04 August 2016

To Err Is Human; To Acknowledge is Preller




The story of redemption is as old as, well, stories. It's even more compelling than the story of success, because of the added intrigue of the fall.



If A.J. Preller's signing and trading binge preceding the 2015 season had catapulted the San Diego Padres to the playoffs, that would have been noteworthy: A "small market" team with a history of mediocrity (or worse) opens the vault and imports a division title.

Instead, what Matt Kemp, Justin Upton, Craig Kimbrel, Andrew Cashner, James Shields and Derek Norris delivered was the familiar stench of ineptitude, three games worse than the previous year's 85-loss season.

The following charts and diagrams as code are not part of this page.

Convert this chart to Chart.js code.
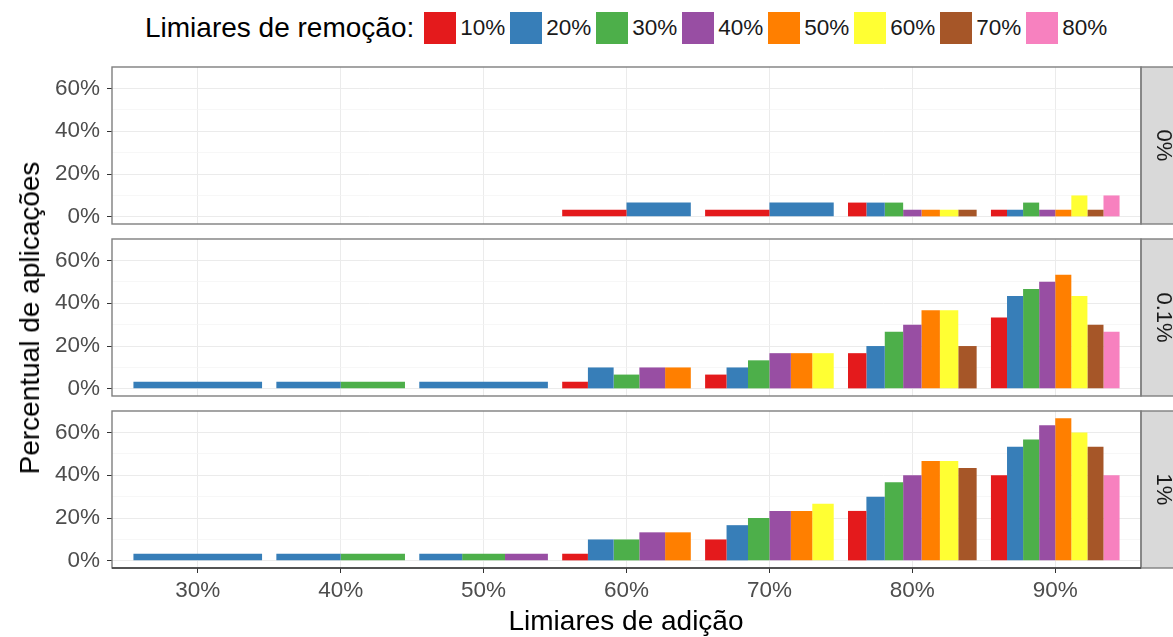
<!DOCTYPE html>
<html lang="pt">
<head>
<meta charset="utf-8">
<title>Percentual de aplicações por limiares de adição e remoção</title>
<script src="https://cdn.jsdelivr.net/npm/chart.js@4/dist/chart.umd.min.js"></script>
<style>
  html, body { margin: 0; padding: 0; background: #ffffff; }
  body { width: 1173px; height: 637px; position: relative; overflow: hidden;
         font-family: "Liberation Sans", Arial, Helvetica, sans-serif; }
  canvas { position: absolute; left: 0; }
  #legenda { position: absolute; left: 145px; top: 12px; height: 32px;
             display: flex; align-items: center; white-space: nowrap; }
  #legenda .titulo { font-size: 28px; color: #000; margin-right: 10px; }
  #legenda .item { display: inline-flex; align-items: center; width: 86px; }
  #legenda .caixa { width: 32px; height: 32px; margin-right: 4px; }
  #legenda .rotulo { font-size: 22.5px; color: #1a1a1a; }
  .titulo-eixo { position: absolute; font-size: 28px; color: #000; white-space: nowrap;
                 transform: translate(-50%, -50%); }
  #titulo-y { transform: translate(-50%, -50%) rotate(-90deg); }
</style>
</head>
<body>
<div id="legenda"></div>
<canvas id="painel0" width="1173" height="217"></canvas>
<canvas id="painel1" width="1173" height="217"></canvas>
<canvas id="painel2" width="1173" height="227"></canvas>
<div class="titulo-eixo" id="titulo-x" style="left:626px; top:621px;">Limiares de adição</div>
<div class="titulo-eixo" id="titulo-y" style="left:30px; top:318px;">Percentual de aplicações</div>

<script>
// Limiares de adição (eixo x)
const limiaresAdicao = ['30%', '40%', '50%', '60%', '70%', '80%', '90%'];
// Limiares de remoção (séries) e cores
const limiaresRemocao = ['10%', '20%', '30%', '40%', '50%', '60%', '70%', '80%'];
const coresRemocao = ['#E41A1C', '#377EB8', '#4DAF4A', '#984EA3', '#FF7F00', '#FFFF33', '#A65628', '#F781BF'];
// Rótulos das faixas (facetas)
const faixas = ['0%', '0.1%', '1%'];
// Marcas do eixo y
const marcasY = [0, 10, 20, 30, 40, 50, 60];

// Percentual de aplicações — faixa 0%  (uma linha por limiar de remoção)
const valoresFaixa0 = [
  [null, null, null, 3.33, 3.33, 6.67, 3.33],
  [null, null, null, 6.67, 6.67, 6.67, 3.33],
  [null, null, null, null, null, 6.67, 6.67],
  [null, null, null, null, null, 3.33, 3.33],
  [null, null, null, null, null, 3.33, 3.33],
  [null, null, null, null, null, 3.33, 10.0],
  [null, null, null, null, null, 3.33, 3.33],
  [null, null, null, null, null, null, 10.0]
];
// Faixa 0.1%
const valoresFaixa1 = [
  [null, null, null, 3.33, 6.67, 16.67, 33.33],
  [3.33, 3.33, 3.33, 10.0, 10.0, 20.0, 43.33],
  [null, 3.33, null, 6.67, 13.33, 26.67, 46.67],
  [null, null, null, 10.0, 16.67, 30.0, 50.0],
  [null, null, null, 10.0, 16.67, 36.67, 53.33],
  [null, null, null, null, 16.67, 36.67, 43.33],
  [null, null, null, null, null, 20.0, 30.0],
  [null, null, null, null, null, null, 26.67]
];
// Faixa 1%
const valoresFaixa2 = [
  [null, null, null, 3.33, 10.0, 23.33, 40.0],
  [3.33, 3.33, 3.33, 10.0, 16.67, 30.0, 53.33],
  [null, 3.33, 3.33, 10.0, 20.0, 36.67, 56.67],
  [null, null, 3.33, 13.33, 23.33, 40.0, 63.33],
  [null, null, null, 13.33, 23.33, 46.67, 66.67],
  [null, null, null, null, 26.67, 46.67, 60.0],
  [null, null, null, null, null, 43.33, 53.33],
  [null, null, null, null, null, null, 40.0]
];

const FONTE = '"Liberation Sans", Arial, Helvetica, sans-serif';

// Legenda
const legenda = document.getElementById('legenda');
const tituloLeg = document.createElement('span');
tituloLeg.className = 'titulo';
tituloLeg.textContent = 'Limiares de remoção:';
legenda.appendChild(tituloLeg);
limiaresRemocao.forEach((rot, i) => {
  const item = document.createElement('span');
  item.className = 'item';
  const caixa = document.createElement('span');
  caixa.className = 'caixa';
  caixa.style.background = coresRemocao[i];
  const texto = document.createElement('span');
  texto.className = 'rotulo';
  texto.textContent = rot;
  item.appendChild(caixa);
  item.appendChild(texto);
  legenda.appendChild(item);
});

// Moldura do painel e faixa cinza lateral com o rótulo
const molduraPainel = {
  id: 'molduraPainel',
  afterDatasetsDraw(chart, args, opts) {
    const { ctx, chartArea: a } = chart;
    const larguraFaixa = 44;
    ctx.save();
    ctx.fillStyle = '#d9d9d9';
    ctx.fillRect(a.right, a.top, larguraFaixa, a.bottom - a.top);
    ctx.strokeStyle = '#7f7f7f';
    ctx.lineWidth = 1.4;
    ctx.strokeRect(a.left, a.top, a.right - a.left, a.bottom - a.top);
    ctx.strokeRect(a.right, a.top, larguraFaixa, a.bottom - a.top);
    if (opts.eixoX) {
      ctx.strokeStyle = '#3a3a3a';
      ctx.lineWidth = 1.4;
      ctx.beginPath();
      ctx.moveTo(a.left, a.bottom);
      ctx.lineTo(a.right, a.bottom);
      ctx.stroke();
    }
    ctx.translate(a.right + larguraFaixa / 2, (a.top + a.bottom) / 2);
    ctx.rotate(Math.PI / 2);
    ctx.fillStyle = '#1a1a1a';
    ctx.font = '22px ' + FONTE;
    ctx.textAlign = 'center';
    ctx.textBaseline = 'middle';
    ctx.fillText(opts.rotulo, 0, 0);
    ctx.restore();
  }
};

function criarPainel(idCanvas, topo, valores, rotuloFaixa, inferior) {
  const canvas = document.getElementById(idCanvas);
  canvas.style.top = topo + 'px';
  const datasets = limiaresRemocao.map((rot, s) => ({
    label: rot,
    data: valores[s].map((v, i) => ({ x: i, y: v })),
    backgroundColor: coresRemocao[s],
    borderWidth: 0,
    categoryPercentage: 0.9,
    barPercentage: 1.0,
    skipNull: true
  }));
  return new Chart(canvas, {
    type: 'bar',
    data: { datasets },
    plugins: [molduraPainel],
    options: {
      responsive: false,
      animation: false,
      layout: { padding: { top: 30, bottom: inferior ? 0 : 30, left: 0, right: 32 } },
      plugins: {
        legend: { display: false },
        tooltip: { enabled: false },
        molduraPainel: { rotulo: rotuloFaixa, eixoX: inferior }
      },
      scales: {
        x: {
          type: 'linear',
          offset: false,
          min: -0.6,
          max: 6.6,
          border: { display: false },
          afterBuildTicks: (s) => { s.ticks = limiaresAdicao.map((_, i) => ({ value: i })); },
          afterFit: (s) => { s.height = inferior ? 40 : 0; },
          grid: {
            offset: false,
            color: '#ebebeb',
            lineWidth: 1,
            drawTicks: inferior,
            tickLength: 5,
            tickColor: '#333333'
          },
          ticks: {
            display: inferior,
            autoSkip: false,
            maxRotation: 0,
            padding: 4,
            color: '#4d4d4d',
            font: { family: FONTE, size: 22.5 },
            callback: (v) => limiaresAdicao[v] ?? ''
          }
        },
        y: {
          type: 'linear',
          min: -3.333,
          max: 70,
          border: { display: false },
          afterBuildTicks: (s) => { s.ticks = marcasY.map(v => ({ value: v })); },
          afterFit: (s) => { s.width = 112; },
          grid: {
            color: (c) => (c.tick && c.tick.value % 20 === 0) ? '#ebebeb' : '#f4f4f4',
            lineWidth: (c) => (c.tick && c.tick.value % 20 === 0) ? 1 : 0.7,
            drawTicks: true,
            tickLength: 5,
            tickColor: (c) => (c.tick && c.tick.value % 20 === 0) ? '#333333' : 'rgba(0,0,0,0)'
          },
          ticks: {
            autoSkip: false,
            padding: 7,
            color: '#4d4d4d',
            font: { family: FONTE, size: 22.5 },
            callback: (v) => (v % 20 === 0) ? v + '%' : ''
          }
        }
      }
    }
  });
}

criarPainel('painel0', 37, valoresFaixa0, faixas[0], false);
criarPainel('painel1', 209, valoresFaixa1, faixas[1], false);
criarPainel('painel2', 381, valoresFaixa2, faixas[2], true);
</script>
</body>
</html>
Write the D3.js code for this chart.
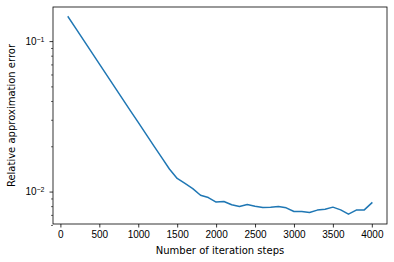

The recent head-scratching trade of Matt Kemp to Atlanta for Hector Olivera -- a 31-year-old washout with a domestic abuse suspension -- amounts to the final unconditional surrender following that brief episode, which unraveled less than halfway through its first season. With Kemp's departure -- a pure salary dump; Olivera was designated for assignment immediately -- and not withstanding the continued employment in SoCal of catcher Norris and his .191 BA, the slate has been wiped clean.

The Padres have banked some prospects in the process, saved some cash to allocate elsewhere and continue their merry prance through the bottom of the NL West, 15 games under .500.

So the future is next year for the Padres, as it almost always has been, except for one thing: the speed with which GM Preller acknowledged the failure of his plan and pivoted to a new one. In the space of a year-and-a-half he has course-corrected 180 degrees. That demonstrates remarkable maturity and aptitude, even in a business where your successes and failures are displayed publicly in the standings every day.